The IT security industry has a surplus of data. But linking threat landscape noise to the risks organisations face every day remains a challenge.
So too does putting a monetary value on that enterprise risk.
None the less, converting lists of CVEs or any of the myriad other data sources coming into security operations centres (SOCs) into some form of cost is essential, argues Qualys CEO Sumedh Thakar.
“Being able to align quantification to some form of dollar value, pound value, is something that is becoming more and more important,” he says.
“It is a journey of maturity.
"The industry is starting down that route now. A lot of times people may not necessarily know that exact value at risk, but they might be able to leverage the intrinsic value of the business as a proxy to value at risk.”
The challenge is that businesses, and their security teams, have access to plenty of data about threats and vulnerabilities; Qualys is one vendor feeding data to security teams.
But whilst much of that threat information might be common, the way it impacts any one individual organisation varies widely.
“At the end of the day,” says Thakar, “exploitation of one vulnerability and the loss it could cause for one company could be completely different than it is for another other company.
“And so some CISOs have struggled to have conversations with the board because they go and report CVE counts and stuff like that, which means nothing to the board. The board wants to speak the language of business, business risk, business loss.”
Qualys’ risk management tool, the Enterprise TruRisk Management Platform, is about “putting some hard numbers” on that risk and potential loss, he suggests.
Gold stars?
Thakar, who became CEO in 2021, is a long-term Qualys employee. He joined soon after the company was founded, in 2003, and went on to be chief product officer and then president. During that time he has witnessed significant changes in the threats organisations face, and also how they approach security.
“We were in an era where 21 years ago, a gold star customer for us would be somebody who would scan that network once a quarter, and then they would ask their team to take 90 days to fix all the findings, and that was more than enough,” he says.
Since then, both the technology and security landscapes has changed dramatically.
“Digitisation of everything just means simply more assets and more software, and the basic physics of that is more software means more vulnerabilities,” says Thakar.
“Digitisation also means that the value at risk for a customer, the value of what their business has, has shifted more online. Attackers are more incentivised now to go after digital infrastructure than they were a few years ago.”

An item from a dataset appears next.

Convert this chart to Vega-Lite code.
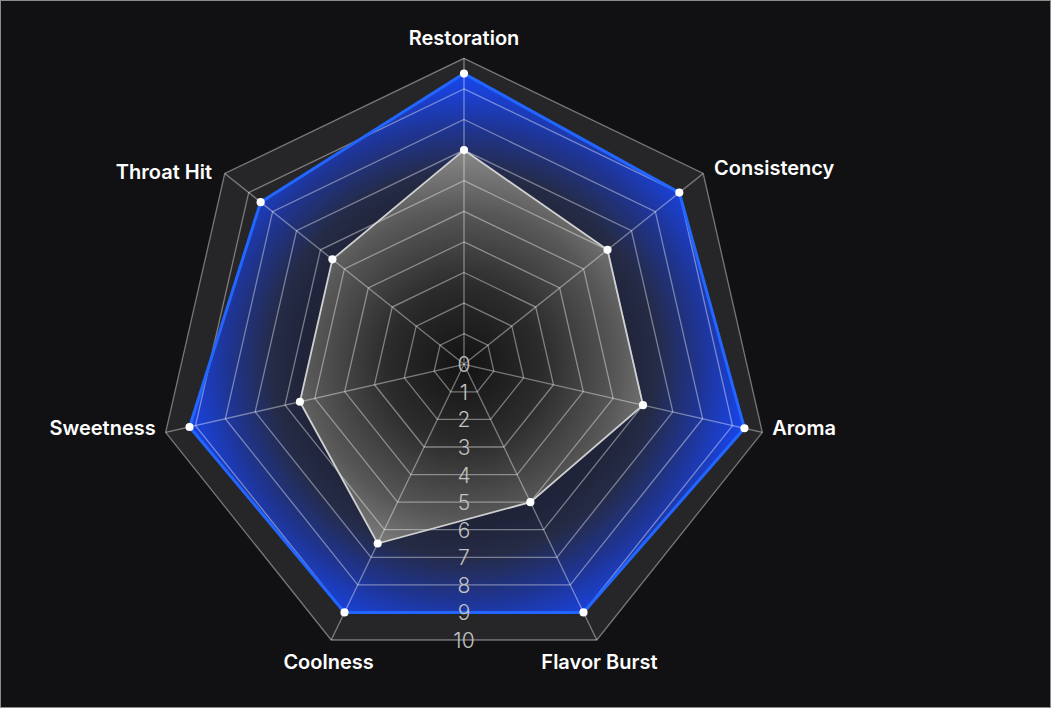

And that is changing how security teams have to work. Today, a customer might scan their network every four hours, and still worry that it is not frequent enough.
“The problem is that if you're not fixing anything quickly, what's the point? It's like weighing yourself four times a day without going to the gym.”
That fix demands some serious conversations between CISOs and the business around risk. But it is also changing the way security teams are handling information, and acting on it.
Celebrity vulnerabilities
Cybersecurity resources are not unlimited, and as Thakar argues, wasting resources going after CVEs that might have only a limited impact on the business is almost as bad as ignoring those threats that do.
“There is this concept of celebrity vulnerabilities,” he says. “Not only do you have all these thousands of vulnerabilities coming out, but then whenever there is a ‘celebrity’ vulnerability that comes out that's named, that’s in the news, people jump into what I call a risk whack-a-mole [mode]. Now, you drop everything else, and you're just going after that just because it's in the news.”
The industry, Thakar says, has too many findings and too many vulnerabilities, and it is impossible to address them all. Instead, there needs to be a way to prioritise the threats security teams go after. “While there are tonnes and tonnes of CVEs coming out, very few actually have a real way of being exploited,” he notes.
That filtering, prioritisation, and tying threats to business risk is behind a move from security operations centres, or SOCs, to risk operations centres, or ROCs.
The Risk Operations Centre
The ROC is not a concept that is unique to Qualys, however. Thakar stresses that much of its benefits come from being able to combine multiple data sources and platforms into a single tool, adding the business context, and ultimately, putting a price on risk.
“If there is a loss of PII, how much would we lose? If there is a reputational damage, how much would we lose? It’s putting some of those numbers down,” he says.
For security teams, too, that business context means change. They need to move from “wartime cybersecurity, which is attackers in the environment”, to a more resilient business and one that is not wasting precious IT resources fixing issues that are not aligned to that business risk.
“A risk operation centre is a peacetime effort. You are basically proactively looking at your defence,” says Thakar.
“Whether they use Qualys or not, I think a movement towards a risk operations centre is going to be very important. It’s being a partner to the business rather than just being a ‘no’ person all the time.”